В этот период, мечтая о «демократизации» хореографии и «широком проникновении её в трудовые массы», очень активно работает во многих частных студиях А. Горский. К то-то даже сострил, что он «пошёл в народ». Действительно, это было беспрецедентным случаем, когда балетмейстер Большого театра учил такую разнообразную публику. Это студийное движение 1920-30-х годов дало очень серьёзные результаты. Помимо того, что оно творчески поддерживало реформаторов профессионального искусства, оно имело колоссальное воспитательное значение.

К послевоенному времени эта популярность танцевального искусства прочно и надолго вошла в быт и сознание людей. От классических студий занятия балетом передались на простые танцплощадки, во множестве имевшиеся в каждом городе – от столиц до «глубинки». Танцплощадка часто становилась некой энергетической точкой, где порой происходили важные для людей события, решались их судьбы. Здесь нельзя не вспомнить снятый в 1985 году фильм «Танцплощадка». Его создателям – режиссёрам С. Самсонову, Б. Велыперу вместе с актёрами В. Дружниковым и С. Шагаловой и совсем юными тогда Е. Дворжецким, С. Газаровым, А. Яковлевой, Л. Шевель и А. Назарьевой, великолепно сыгравших трёх сестёр, а также с помощью композитора Е. Доги (его музыки и песен под стать интонации фильма) – удалось очень точно ухватить этот особенный внутренний нерв, определявший значимость происходящего вокруг Танцплощадки с большой буквы, которую жители городка ласково называли Нарочкой. И простая история вокруг предполагаемого сноса Танцплощадки оказалась возведена на высокий уровень какого-то «вечного» сюжета – вне времени и конкретной географии.

Существовала целая культура танцевального бытия людей. На танцплощадки приходило «избранное общество», как рассказывала мне мама, – те, кто очень хорошо умел танцевать вальсы, танго. Замечательным был оркестр – музыкантов все знали, любили и уважали. На каждой такой танцплощадке была своя лучшая танцовщица, без которой оркестр не начинал эти замечательные вечера. Такой танцовщицей и была моя мама. Моя бабушка, в то время уже вдова и мать пятерых детей, тем не менее находила время для того, чтобы петь в хоре и более того, чтобы выезжать с этим хором на гастроли в Москву и Ленинград (семья жила в г.
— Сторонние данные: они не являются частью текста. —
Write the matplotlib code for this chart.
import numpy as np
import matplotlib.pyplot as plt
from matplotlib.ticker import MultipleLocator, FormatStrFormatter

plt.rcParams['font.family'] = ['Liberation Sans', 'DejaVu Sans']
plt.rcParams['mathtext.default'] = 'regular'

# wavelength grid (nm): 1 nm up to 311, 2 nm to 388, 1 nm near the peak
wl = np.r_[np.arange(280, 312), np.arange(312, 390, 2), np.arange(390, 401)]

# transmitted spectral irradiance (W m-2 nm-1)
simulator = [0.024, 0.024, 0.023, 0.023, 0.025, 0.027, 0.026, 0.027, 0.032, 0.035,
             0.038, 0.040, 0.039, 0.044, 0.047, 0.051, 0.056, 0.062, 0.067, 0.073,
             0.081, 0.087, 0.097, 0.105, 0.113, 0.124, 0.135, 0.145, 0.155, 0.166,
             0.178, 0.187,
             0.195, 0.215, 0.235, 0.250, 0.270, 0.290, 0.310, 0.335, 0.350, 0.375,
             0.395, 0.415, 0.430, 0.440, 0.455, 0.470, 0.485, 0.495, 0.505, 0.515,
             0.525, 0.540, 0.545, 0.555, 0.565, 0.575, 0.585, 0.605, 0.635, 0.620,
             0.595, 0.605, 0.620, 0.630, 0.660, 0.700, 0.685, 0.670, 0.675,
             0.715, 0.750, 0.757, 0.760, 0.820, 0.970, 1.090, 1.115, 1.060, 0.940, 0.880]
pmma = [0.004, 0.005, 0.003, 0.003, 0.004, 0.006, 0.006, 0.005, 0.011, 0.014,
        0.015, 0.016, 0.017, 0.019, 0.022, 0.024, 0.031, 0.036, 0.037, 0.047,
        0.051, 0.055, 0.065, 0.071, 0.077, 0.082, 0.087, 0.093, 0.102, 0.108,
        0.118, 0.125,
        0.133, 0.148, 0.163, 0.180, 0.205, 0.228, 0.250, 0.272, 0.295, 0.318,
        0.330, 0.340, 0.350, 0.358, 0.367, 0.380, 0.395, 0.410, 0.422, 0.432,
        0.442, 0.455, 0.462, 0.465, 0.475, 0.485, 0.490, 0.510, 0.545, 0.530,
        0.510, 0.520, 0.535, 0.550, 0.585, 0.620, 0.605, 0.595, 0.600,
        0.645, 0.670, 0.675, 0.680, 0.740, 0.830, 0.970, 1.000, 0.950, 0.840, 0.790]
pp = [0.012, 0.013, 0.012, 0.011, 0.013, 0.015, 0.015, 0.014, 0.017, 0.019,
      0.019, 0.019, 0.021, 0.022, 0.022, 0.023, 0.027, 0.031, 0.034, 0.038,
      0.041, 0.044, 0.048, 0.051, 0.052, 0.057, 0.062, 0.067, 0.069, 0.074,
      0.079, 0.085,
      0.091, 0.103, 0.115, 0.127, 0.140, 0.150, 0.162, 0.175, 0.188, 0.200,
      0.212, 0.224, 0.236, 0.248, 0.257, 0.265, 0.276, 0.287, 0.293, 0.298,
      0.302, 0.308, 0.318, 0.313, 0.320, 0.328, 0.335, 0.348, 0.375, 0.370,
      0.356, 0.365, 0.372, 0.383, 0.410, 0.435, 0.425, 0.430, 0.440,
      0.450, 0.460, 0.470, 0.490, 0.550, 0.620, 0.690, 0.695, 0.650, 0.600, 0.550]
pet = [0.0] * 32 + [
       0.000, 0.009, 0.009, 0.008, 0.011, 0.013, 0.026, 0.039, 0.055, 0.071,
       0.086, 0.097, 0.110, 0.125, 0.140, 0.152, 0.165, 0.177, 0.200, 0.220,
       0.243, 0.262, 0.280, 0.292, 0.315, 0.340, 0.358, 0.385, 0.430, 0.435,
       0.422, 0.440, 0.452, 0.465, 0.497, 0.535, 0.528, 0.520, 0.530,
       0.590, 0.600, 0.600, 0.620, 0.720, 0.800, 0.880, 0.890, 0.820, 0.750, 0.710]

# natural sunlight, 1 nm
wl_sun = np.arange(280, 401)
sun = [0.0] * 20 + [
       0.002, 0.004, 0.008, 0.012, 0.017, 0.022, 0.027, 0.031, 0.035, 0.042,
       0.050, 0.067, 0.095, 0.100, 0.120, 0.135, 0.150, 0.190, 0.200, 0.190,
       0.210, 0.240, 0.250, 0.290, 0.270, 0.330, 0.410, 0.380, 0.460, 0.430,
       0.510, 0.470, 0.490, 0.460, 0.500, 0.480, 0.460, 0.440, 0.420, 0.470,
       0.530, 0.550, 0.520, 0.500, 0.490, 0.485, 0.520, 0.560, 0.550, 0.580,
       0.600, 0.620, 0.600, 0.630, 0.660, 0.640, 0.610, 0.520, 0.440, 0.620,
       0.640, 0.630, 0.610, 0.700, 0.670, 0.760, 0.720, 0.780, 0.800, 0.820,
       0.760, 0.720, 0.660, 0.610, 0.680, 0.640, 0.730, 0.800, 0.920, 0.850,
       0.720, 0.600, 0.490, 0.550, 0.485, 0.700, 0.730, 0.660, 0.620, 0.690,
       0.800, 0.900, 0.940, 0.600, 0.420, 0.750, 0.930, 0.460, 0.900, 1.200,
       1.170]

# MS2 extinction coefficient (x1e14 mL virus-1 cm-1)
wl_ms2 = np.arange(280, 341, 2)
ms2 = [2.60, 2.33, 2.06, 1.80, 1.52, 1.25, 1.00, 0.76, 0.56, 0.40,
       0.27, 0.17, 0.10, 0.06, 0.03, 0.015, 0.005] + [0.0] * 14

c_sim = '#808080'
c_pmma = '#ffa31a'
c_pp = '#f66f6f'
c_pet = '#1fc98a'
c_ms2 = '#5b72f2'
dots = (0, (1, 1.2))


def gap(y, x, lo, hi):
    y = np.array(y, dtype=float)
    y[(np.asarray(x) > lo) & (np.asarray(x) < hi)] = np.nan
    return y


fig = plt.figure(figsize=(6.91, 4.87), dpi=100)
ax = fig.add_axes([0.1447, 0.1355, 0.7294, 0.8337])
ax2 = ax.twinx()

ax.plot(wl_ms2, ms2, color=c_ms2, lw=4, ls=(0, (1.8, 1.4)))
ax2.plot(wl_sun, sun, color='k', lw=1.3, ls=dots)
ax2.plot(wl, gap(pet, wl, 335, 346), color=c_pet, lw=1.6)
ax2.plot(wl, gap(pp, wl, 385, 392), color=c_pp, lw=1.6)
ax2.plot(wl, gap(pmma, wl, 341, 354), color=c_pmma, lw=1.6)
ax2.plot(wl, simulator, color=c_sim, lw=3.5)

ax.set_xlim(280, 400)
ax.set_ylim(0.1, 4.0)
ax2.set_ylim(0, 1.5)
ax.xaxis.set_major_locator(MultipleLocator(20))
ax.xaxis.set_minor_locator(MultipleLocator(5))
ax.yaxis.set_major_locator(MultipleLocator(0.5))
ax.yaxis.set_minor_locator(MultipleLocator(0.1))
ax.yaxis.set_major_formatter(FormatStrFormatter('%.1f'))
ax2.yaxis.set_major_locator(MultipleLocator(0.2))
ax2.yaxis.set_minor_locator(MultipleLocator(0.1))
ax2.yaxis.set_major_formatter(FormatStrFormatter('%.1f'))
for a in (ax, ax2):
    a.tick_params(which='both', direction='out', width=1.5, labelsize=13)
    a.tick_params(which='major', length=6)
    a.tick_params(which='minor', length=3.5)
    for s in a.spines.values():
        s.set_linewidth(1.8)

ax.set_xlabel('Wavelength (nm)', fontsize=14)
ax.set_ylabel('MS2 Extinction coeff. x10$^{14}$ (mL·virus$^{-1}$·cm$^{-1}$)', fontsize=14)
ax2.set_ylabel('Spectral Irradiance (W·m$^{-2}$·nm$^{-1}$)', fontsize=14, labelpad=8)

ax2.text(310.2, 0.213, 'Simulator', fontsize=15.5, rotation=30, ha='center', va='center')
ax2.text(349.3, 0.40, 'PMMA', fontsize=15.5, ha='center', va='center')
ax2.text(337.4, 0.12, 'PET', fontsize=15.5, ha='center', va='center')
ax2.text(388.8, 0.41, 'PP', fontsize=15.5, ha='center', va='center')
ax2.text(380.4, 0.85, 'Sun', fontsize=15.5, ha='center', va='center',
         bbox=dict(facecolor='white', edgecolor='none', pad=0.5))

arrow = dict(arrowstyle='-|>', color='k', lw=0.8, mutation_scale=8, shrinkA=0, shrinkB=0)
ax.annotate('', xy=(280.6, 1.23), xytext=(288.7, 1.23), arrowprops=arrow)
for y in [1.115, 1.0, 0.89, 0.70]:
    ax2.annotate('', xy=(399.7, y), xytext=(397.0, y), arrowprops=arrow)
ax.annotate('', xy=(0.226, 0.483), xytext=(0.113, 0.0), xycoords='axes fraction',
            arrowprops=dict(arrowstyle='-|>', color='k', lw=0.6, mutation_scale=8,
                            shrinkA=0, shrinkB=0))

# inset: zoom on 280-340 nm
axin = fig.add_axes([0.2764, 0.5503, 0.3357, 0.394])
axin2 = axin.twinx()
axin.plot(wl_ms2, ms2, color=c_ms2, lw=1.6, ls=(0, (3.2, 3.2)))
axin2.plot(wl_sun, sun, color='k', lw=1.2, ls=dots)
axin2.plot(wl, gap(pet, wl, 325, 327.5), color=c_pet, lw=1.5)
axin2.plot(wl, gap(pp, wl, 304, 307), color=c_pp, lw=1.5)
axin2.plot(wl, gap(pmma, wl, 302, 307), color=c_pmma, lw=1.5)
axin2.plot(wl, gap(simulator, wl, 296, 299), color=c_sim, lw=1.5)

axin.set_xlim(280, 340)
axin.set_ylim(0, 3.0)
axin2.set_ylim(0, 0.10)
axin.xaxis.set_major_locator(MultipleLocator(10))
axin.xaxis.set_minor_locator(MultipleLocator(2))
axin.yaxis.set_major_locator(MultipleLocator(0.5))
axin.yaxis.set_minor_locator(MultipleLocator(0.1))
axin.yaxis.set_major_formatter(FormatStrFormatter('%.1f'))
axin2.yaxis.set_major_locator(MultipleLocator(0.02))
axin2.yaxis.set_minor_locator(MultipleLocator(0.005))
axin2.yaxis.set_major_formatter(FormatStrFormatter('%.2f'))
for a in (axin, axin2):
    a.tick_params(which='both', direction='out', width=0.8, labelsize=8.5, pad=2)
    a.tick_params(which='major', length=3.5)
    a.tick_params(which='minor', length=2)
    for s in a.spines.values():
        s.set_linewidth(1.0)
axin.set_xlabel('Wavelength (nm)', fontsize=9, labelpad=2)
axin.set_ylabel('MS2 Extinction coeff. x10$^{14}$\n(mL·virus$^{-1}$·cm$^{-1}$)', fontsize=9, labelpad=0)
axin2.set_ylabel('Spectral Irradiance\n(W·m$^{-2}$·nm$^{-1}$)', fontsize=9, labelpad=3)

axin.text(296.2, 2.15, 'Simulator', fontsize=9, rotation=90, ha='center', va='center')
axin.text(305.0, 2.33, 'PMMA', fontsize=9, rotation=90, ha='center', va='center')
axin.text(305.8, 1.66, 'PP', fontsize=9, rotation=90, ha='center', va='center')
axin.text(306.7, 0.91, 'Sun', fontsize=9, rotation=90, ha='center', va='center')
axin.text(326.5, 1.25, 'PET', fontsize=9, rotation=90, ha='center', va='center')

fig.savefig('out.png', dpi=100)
Шатуре).

С самодеятельности начинали первые поколения моисеевцев.

А. А. Борзов вспоминает, что его отец, учась в строительном техникуме, играл в самодеятельном оркестре народных инструментов на балалайке, а в выходные дни вместе с матерью занимался бальными танцами (движения отрабатывали дома). Именно тогда в исполнении родителей мальчик впервые познакомился с элементами различных танго и других танцев.

Творческие силы самодеятельной и профессиональной сферы перемешивались и сталкивались в различных организациях и поисках новых форм.

Во множестве публикаций декларировалась стилизация движений повседневной жизни и предметов современной «механической цивилизации». Движения рабочих, экзотических животных, национальных жестов черкесов, французов, испанцев (например, на боях быков), арабов или богов различных цивилизаций должны были осуществляться в заострённой гротесковой форме. Идеи «механизации» искусства воплощались в «танцах машин», изобилующих акробатикой, физкультурой и прочими изысками ритмопластики.

Поисками нового хореографического языка активно занимался на эстраде К. Голейзовский, много экспериментировал в жанре танцевальной миниатюры. И его образцы новых хореографических форм во многом повлияли в дальнейшем на И. А. Моисеева.

О. А. Лепешинская в своих воспоминаниях о Ю. Олеше и о постановке И. А. Моисеева «Три толстяка» пишет о том, что все эти страстные споры и разнообразные поиски реалистической образности были очень полезны. Они отражали те направления, которые и будут занимать внимание И. Моисеева – начинающего балетмейстера в период его работы в Большом театре.